The city Landmarks Preservation Commission will not consider landmarking the New Market Building, seen here in the background as customers shopped at the New Amsterdam Market. Downtown Express file photo by Terese Loeb Kreuzer.
The city Landmarks Preservation Commission will not consider landmarking the New Market Building, seen here in the background as customers shopped at the New Amsterdam Market. Downtown Express file photo by Terese Loeb Kreuzer.

ORIGINALLY PUBLISHED SEPT. 9, 2013  | BY TERESE LOEB KREUZER |The New Market Building in the South Street Seaport has a distinctly Art Deco façade and a significant history as the last in a succession of buildings erected to house the Fulton Fish Market, which dates back to the early 19th century. When the New Market Building opened in June 1939, Mayor Fiorello La Guardia considered the occasion important enough to attend and make a speech.

However, that history was not enough to sway Mary Beth Betts, director of research for the Landmarks Preservation Commission. In a letter dated Aug. 21, 2013, she denied a request from the Historic Districts Council to consider the New Market Building for landmarking.

The fate of the New Market Building has been a source of contention in the Seaport for many years. It is located within the South Street Seaport State and National Register Historic Districts, but it is excluded from the city historic district, which means it could be demolished for new development.

Surrounding buildings, including the neighboring Tin Building, erected in 1907, are in the city district, but the New Market Building may have been cut out because it was not yet 50 years old at the time the other buildings were landmarked.
Historic preservationists fear that The Howard Hughes Corporation, which holds a long-term lease on parts of the Seaport, may be eyeing the New Market Building site as its predecessor, General Growth Properties did, for a high-rise hotel or apartment building.
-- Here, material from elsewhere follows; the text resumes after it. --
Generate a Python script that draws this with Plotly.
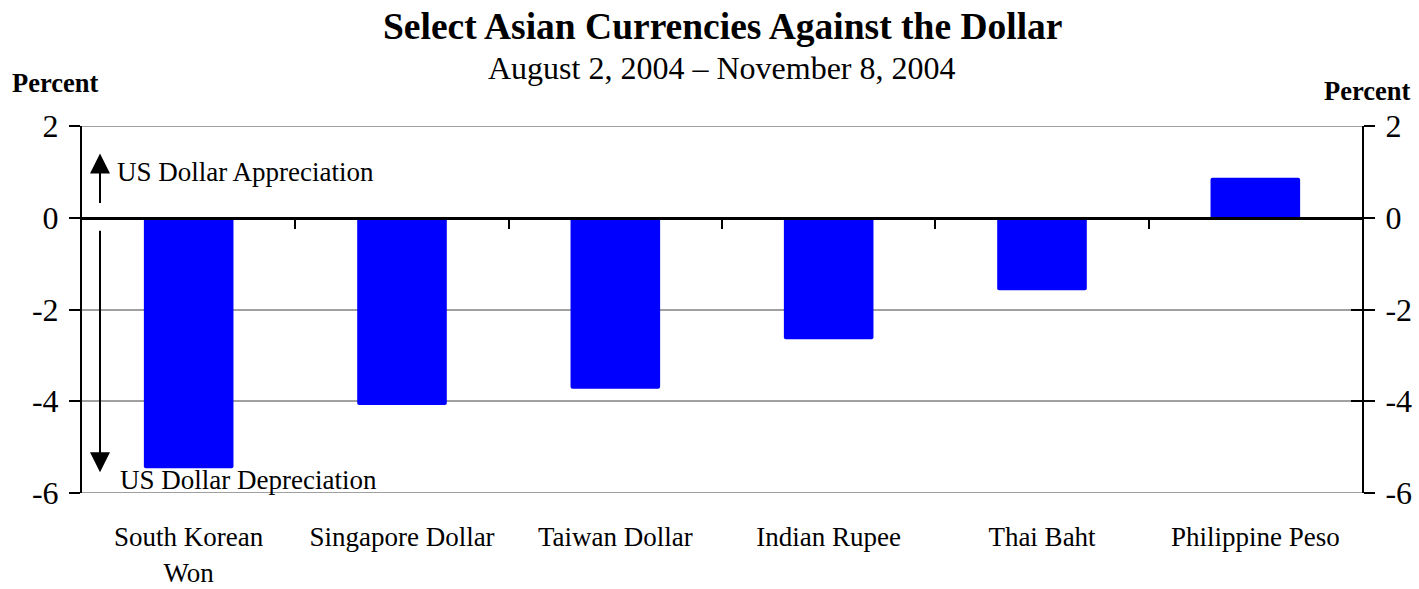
import plotly.graph_objects as go

# Change of each currency against the US dollar, Aug 2 - Nov 8, 2004 (percent)
currencies = ["South Korean<br>Won", "Singapore Dollar", "Taiwan Dollar",
              "Indian Rupee", "Thai Baht", "Philippine Peso"]
pct_change = [-5.46, -4.08, -3.73, -2.65, -1.58, 0.87]

y_ticks = [2, 0, -2, -4, -6]
y_range = [-6, 2]

FONT = "Liberation Serif, Times New Roman, serif"
BLUE = "#0000FF"
GRID = "#a0a0a0"

# plot-area geometry in pixels (used to place text outside the axes)
W, H = 1419, 589
M_L, M_R, M_T, M_B = 82, 57, 126, 96
PLOT_H = H - M_T - M_B


def paper_y(py):
    """Convert a pixel row (from top of page) to paper y."""
    return (H - M_B - py) / PLOT_H


def paper_x(px):
    return (px - M_L) / (W - M_L - M_R)


def font(size):
    return dict(family=FONT, size=size, color="black")


x_pos = list(range(len(currencies)))
x_range = [-0.5, len(currencies) - 0.5]
boundaries = [i + 0.5 for i in range(len(currencies) - 1)]

fig = go.Figure()
fig.add_trace(go.Bar(
    x=x_pos, y=pct_change, width=0.42,
    marker=dict(color=BLUE, line=dict(width=0), cornerradius=2),
    hoverinfo="skip", showlegend=False,
))

# arrow x position, expressed on the numeric category axis
arrow_x = x_range[0] + paper_x(100) * (x_range[1] - x_range[0])

annotations = [
    dict(text="<b>Select Asian Currencies Against the Dollar</b>",
         xref="paper", yref="paper", x=0.5, y=paper_y(27), xanchor="center",
         yanchor="middle", showarrow=False, font=font(37.5)),
    dict(text="August 2, 2004 – November 8, 2004",
         xref="paper", yref="paper", x=0.5, y=paper_y(68), xanchor="center",
         yanchor="middle", showarrow=False, font=font(32)),
    dict(text="<b>Percent</b>", xref="paper", yref="paper",
         x=paper_x(10), y=paper_y(83), xanchor="left", yanchor="middle",
         showarrow=False, font=font(26.5)),
    dict(text="<b>Percent</b>", xref="paper", yref="paper",
         x=paper_x(1412), y=paper_y(91), xanchor="right", yanchor="middle",
         showarrow=False, font=font(26.5)),
    dict(text="US Dollar Appreciation", xref="paper", yref="y",
         x=paper_x(115), y=1.0, xanchor="left", yanchor="middle",
         showarrow=False, font=font(27)),
    dict(text="US Dollar Depreciation", xref="paper", yref="y",
         x=paper_x(118), y=-5.71, xanchor="left", yanchor="middle",
         showarrow=False, font=font(27)),
    # appreciation / depreciation arrows
    dict(text="", xref="x", yref="y", axref="x", ayref="y",
         x=arrow_x, y=1.40, ax=arrow_x, ay=0.29, showarrow=True,
         arrowhead=2, arrowsize=2.0, arrowwidth=2, arrowcolor="black"),
    dict(text="", xref="x", yref="y", axref="x", ayref="y",
         x=arrow_x, y=-5.55, ax=arrow_x, ay=-0.25, showarrow=True,
         arrowhead=2, arrowsize=2.0, arrowwidth=2, arrowcolor="black"),
]

# gridlines at the two ends of the value range (Plotly hides edge gridlines)
edge_grid = [
    dict(type="line", xref="paper", yref="y", x0=0, x1=1, y0=v, y1=v,
         line=dict(color=GRID, width=2), layer="below")
    for v in (max(y_ticks), min(y_ticks))
]

fig.update_layout(
    width=W, height=H,
    margin=dict(l=M_L, r=M_R, t=M_T, b=M_B, autoexpand=False),
    paper_bgcolor="white", plot_bgcolor="white",
    font=font(26),
    annotations=annotations,
    shapes=edge_grid,
    # category labels along the bottom
    xaxis=dict(
        range=x_range, tickmode="array", tickvals=x_pos, ticktext=currencies,
        showline=False, showgrid=False, zeroline=False, automargin=False,
        ticks="outside", ticklen=20, tickcolor="rgba(0,0,0,0)",
        tickfont=font(27),
    ),
    # the zero line with boundary ticks between categories
    xaxis2=dict(
        overlaying="x", anchor="free", position=0.75, automargin=False,
        range=x_range, tickmode="array", tickvals=boundaries,
        showticklabels=False, showline=True, linecolor="black", linewidth=3,
        ticks="outside", ticklen=9, tickwidth=2, tickcolor="black",
        showgrid=False, zeroline=False,
    ),
    yaxis=dict(
        range=y_range, tickmode="array", tickvals=y_ticks,
        ticktext=[str(v) for v in y_ticks], automargin=False,
        showline=True, linecolor="black", linewidth=2,
        ticks="outside", ticklen=11, tickwidth=2, tickcolor="black",
        ticklabelstandoff=4,
        showgrid=True, gridcolor=GRID, gridwidth=2,
        zeroline=False, tickfont=font(32),
    ),
    yaxis2=dict(
        overlaying="y", side="right", anchor="x", automargin=False,
        range=y_range, tickmode="array", tickvals=y_ticks,
        ticktext=[str(v) for v in y_ticks],
        showline=True, linecolor="black", linewidth=2,
        ticks="outside", ticklen=11, tickwidth=2, tickcolor="black",
        ticklabelstandoff=4,
        showgrid=False, zeroline=False, tickfont=font(32),
    ),
    yaxis3=dict(
        overlaying="y", side="right", anchor="x", automargin=False,
        range=y_range, tickmode="array", tickvals=y_ticks,
        showticklabels=False, showline=False,
        ticks="inside", ticklen=11, tickwidth=2, tickcolor="black",
        showgrid=False, zeroline=False,
    ),
)

# invisible traces to activate the extra axes
fig.add_trace(go.Scatter(x=[None], y=[None], xaxis="x2", yaxis="y",
                         showlegend=False, hoverinfo="skip"))
fig.add_trace(go.Scatter(x=[None], y=[None], xaxis="x", yaxis="y2",
                         showlegend=False, hoverinfo="skip"))
fig.add_trace(go.Scatter(x=[None], y=[None], xaxis="x", yaxis="y3",
                         showlegend=False, hoverinfo="skip"))

fig.write_html("out.html")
The preservation community would like to see the New Market become part of a large, permanent market that would bring locally produced food to the neighborhood, serve as an incubator for small businesses and act as a tourist attraction such as the famed Pike Place Market in Seattle and the Reading Terminal Market in Philadelphia.

Community Board 1, which has repeatedly asked that the New Market Building be considered for landmarking, would like the building to be available either for a market or for an unspecified community use.

In her letter to Simeon Bankoff, executive director of the Historic Districts Council, Betts said a senior staff committee of the Landmarks Preservation Commission had reviewed the building for consideration as a potential landmark.

“At this time, the property does not appear to meet the criteria for designation and will not be recommended to the full Commission for further consideration as a New York City landmark,” Betts wrote.

“This is a temporary setback,” said Bankoff. “It was not a firm denial. The letter said, ‘at this time.’ I’ve gotten definitive, absolute end-of-the-road ‘no’ letters. This was not one of them.”

Bankoff said that he thinks the issue can be raised again. “We are not ceasing our efforts to get them to reconsider,” he said, noting that a new administration will take over in January, which may have a different point of view than its predecessor.

The Howard Hughes Corporation has not yet shared its most recent plans for the Seaport, but Bankoff has not forgotten what General Growth Properties had in mind for the New Market Building.

“I do not believe that the Howard Hughes plans bode the building well,” he said. “I would rest much easier if the notion of reusing the building was on the table rather than looking at it as a blank slate as the Howard Hughes Corporation views it.”

Albert W. Lewis and John D. Churchill were the architects for the New Market Building as well as for other buildings commissioned by the Department of Markets. In a 2009 report recommending the building for landmarking, the Municipal Art Society of New York noted that it was an early example of a prefabricated structure and has “both architectural and cultural significance as the last functioning site of the important commercial and shipping hub at South Street Seaport.”